Postgres and Word Clouds

Question 1

There is a simple way, but it can be slow (depending on your table size). You can split your text into an array:

SELECT string_to_array(lower(words), ' ') FROM table;

With those arrays, you can use unnest to aggregate them:

WITH words AS (
    SELECT unnest(string_to_array(lower(words), ' ')) AS word
    FROM table
)
SELECT word, count(*) FROM words
GROUP BY word;

This is a simple way of doing that and, has some issues, like, it only split words by space not punctuation marks.

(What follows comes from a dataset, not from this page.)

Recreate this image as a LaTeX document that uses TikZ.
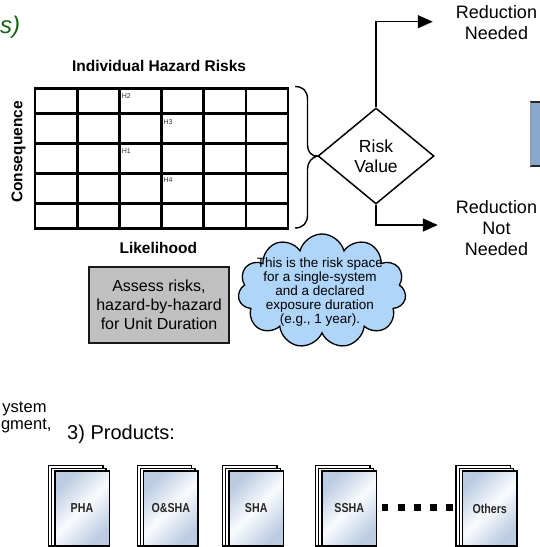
\documentclass[tikz,border=0pt]{standalone}
\usepackage{fontspec}
\setmainfont{Liberation Sans}
\newfontfamily\pagefont[FakeStretch=0.82]{Liberation Sans}
\usetikzlibrary{shapes.geometric,shapes.symbols,arrows.meta}
\definecolor{titlegreen}{RGB}{22,98,22}
\definecolor{boxgray}{RGB}{192,192,192}
\definecolor{cloudblue}{RGB}{175,214,250}
\definecolor{sideblue}{RGB}{138,168,204}
\definecolor{pageblue}{RGB}{186,203,226}
\newcommand\docstack[3]{%
  \draw[backpage] ({#2-27.25-6.4},{471-5.6}) rectangle ({#2+27.25-6.4},546);
  \draw[backpage] ({#2-27.25-3.2},{471-2.8}) rectangle ({#2+27.25-3.2},546);
  \node[page] (#1) at (#2,508.5) {#3};}
\begin{document}
\begin{tikzpicture}[x=1pt,y=-1pt,
  gridline/.style={line width=2.7pt,black},
  lbl/.style={font=\fontsize{15.5}{18}\selectfont\bfseries,inner sep=0pt},
  hz/.style={font=\fontsize{7}{8}\selectfont,inner sep=0pt,anchor=base west,text=black!80},
  assess/.style={draw=black!90,line width=2pt,fill=boxgray,minimum width=140pt,minimum height=76pt,
    align=center,font=\fontsize{16}{19}\selectfont,inner sep=0pt},
  decision/.style={diamond,draw,line width=1.5pt,minimum width=116pt,minimum height=96pt,
    inner sep=0pt,align=center,font=\fontsize{17.5}{20}\selectfont},
  outcome/.style={align=center,font=\fontsize{18}{21}\selectfont,inner sep=0pt},
  arr/.style={line width=1.5pt,-{Triangle[length=15pt,width=13pt]}},
  cloudnote/.style={cloud,cloud puffs=11,cloud ignores aspect,draw,line width=1.3pt,fill=cloudblue,
    minimum width=168pt,minimum height=114pt,inner sep=0pt},
  cloudtext/.style={align=center,font=\fontsize{13.5}{14}\selectfont,inner sep=0pt},
  plain/.style={inner sep=0pt},
  page/.style={draw,line width=1.5pt,outer sep=0pt,minimum width=54.5pt,minimum height=75pt,inner sep=0pt,
    font=\pagefont\bfseries\fontsize{13}{14}\selectfont,text=black!85,
    top color=pageblue,bottom color=pageblue,middle color=white!92!pageblue,shading angle=45},
  backpage/.style={draw,line width=1.3pt,fill=white},
  squaredots/.style={line width=6.7pt,dash pattern=on 6.7pt off 9.4pt}
]
\useasboundingbox (0,0) rectangle (539,547);

% title fragment
\node[plain,anchor=base west,text=titlegreen,font=\fontsize{24}{28}\selectfont\itshape] (ttl) at (0,33) {s)};

% risk matrix
\node[lbl,anchor=base] (ihr) at (159,71) {Individual Hazard Risks};
\foreach \i in {1,...,5} \draw[gridline] ({35+\i*42.17},88.3) -- ({35+\i*42.17},228.3);
\foreach \y in {113.3,143.3,173.3,203.3} \draw[gridline] (35,\y) -- (288,\y);
\draw[gridline] (35,88.3) rectangle (288,228.3);
\node[hz] (h2) at (121.7,98.3) {H2};
\node[hz] (h3) at (163.3,124.3) {H3};
\node[hz] (h1) at (121.7,153.7) {H1};
\node[hz] (h4) at (163.3,182.7) {H4};
\node[lbl,rotate=90] (cons) at (18.5,152) {Consequence};
\node[lbl,anchor=base] (lik) at (158.3,253.3) {Likelihood};

% decision
\node[decision] (rv) at (376,156) {Risk\\Value};
\draw[line width=1.4pt] (295,86.5) .. controls (303,86.5) and (307.5,91) .. (307.5,99)
  -- (307.5,145) .. controls (307.5,152) and (312,156.5) .. (rv.west)
  .. controls (312,157.5) and (307.5,162) .. (307.5,169)
  -- (307.5,215) .. controls (307.5,223) and (303,228) .. (295,228);
\node[outcome] (rn) at (496.5,22.5) {Reduction\\Needed};
\node[outcome] (rnn) at (496.5,228) {Reduction\\Not\\Needed};
\draw[arr] (rv.north) |- ([xshift=-23pt,yshift=0.8pt]rn.west);
\draw[arr] (rv.south) |- ([xshift=-18pt,yshift=3pt]rnn.west);

% right edge box (cut off)
\fill[sideblue] (530,102) rectangle (541,166);
\draw[line width=2pt,black!85] (530,102) -- (541,102) (530,166) -- (541,166);
\draw[line width=0.8pt,black!40] (530.4,102) -- (530.4,166);

% assess box and cloud
\node[assess] (asb) at (159,305) {Assess risks,\\hazard-by-hazard\\for Unit Duration};
\node[cloudnote] (cl) at (322,291) {};
\node[cloudtext] (clt) at (320,292.5) {This is the risk space\\for a single-system\\and a declared\\exposure duration\\(e.g., 1 year).};

% lower texts
\node[plain,anchor=base east,font=\fontsize{16.5}{18}\selectfont] (ys) at (46.7,412) {ystem};
\node[plain,anchor=base east,font=\fontsize{16.5}{18}\selectfont] (gm) at (51.7,429.3) {gment,};
\node[plain,anchor=base west,font=\fontsize{20}{24}\selectfont] (prod) at (67,439.5) {3) Products:};

% product stacks
\docstack{pha}{82}{PHA}
\docstack{osha}{170.8}{O\&SHA}
\docstack{sha}{256.2}{SHA}
\docstack{ssha}{349.2}{SSHA}
\docstack{oth}{489.7}{Others}
\draw[squaredots] ([xshift=5.25pt,yshift=1pt]ssha.east) -- ([xshift=-9.75pt,yshift=1pt]oth.west);
\end{tikzpicture}
\end{document}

Other, and probably better option, is to use PostgreSQL full text search.

Question 2

Late to the party but I also needet this and wanted to use full text search.
Which conveniently removes html tags.

So basically you convert the text to a tsvector and then use ts_stat:

select word, nentry 
from ts_stat($q$ 
    select to_tsvector('simple', '<div id="main">a b c <b>b c</b></div>') 
$q$)
order by nentry desc

Result:

|word|nentry|
|----|------|
|c   |2     |
|b   |2     |
|a   |1     |

But this does not scale well, so here is what I endet up with:

Setup:

-- table with a gist index on the tsvector column
create table wordcloud_data (
    html text not null,
    tsv tsvector not null
);
create index on wordcloud_data using gist (tsv);

-- trigger to update the tsvector column
create trigger wordcloud_data_tsvupdate 
    before insert or update on wordcloud_data 
    for each row execute function tsvector_update_trigger(tsv, 'pg_catalog.simple', html);

-- a view for the wordcloud
create view wordcloud as select word, nentry from ts_stat('select tsv from wordcloud_data') order by nentry desc;

Usage:

-- insert some data
insert into wordcloud_data (html) values 
    ('<div id="id1">aaa</div> <b>bbb</b> <i attribute="ignored">ccc</i>'), 
    ('<div class="class1"><span>bbb</span> <strong>ccc</strong> <pre>ddd</pre></div>');

After that your wordcloud view should look like this:

|word|nentry|
|----|------|
|ccc |2     |
|bbb |2     |
|ddd |1     |
|aaa |1     |

Bonus features:
Replace simple with for example english and postgres will strip out stop words and do stemming for you.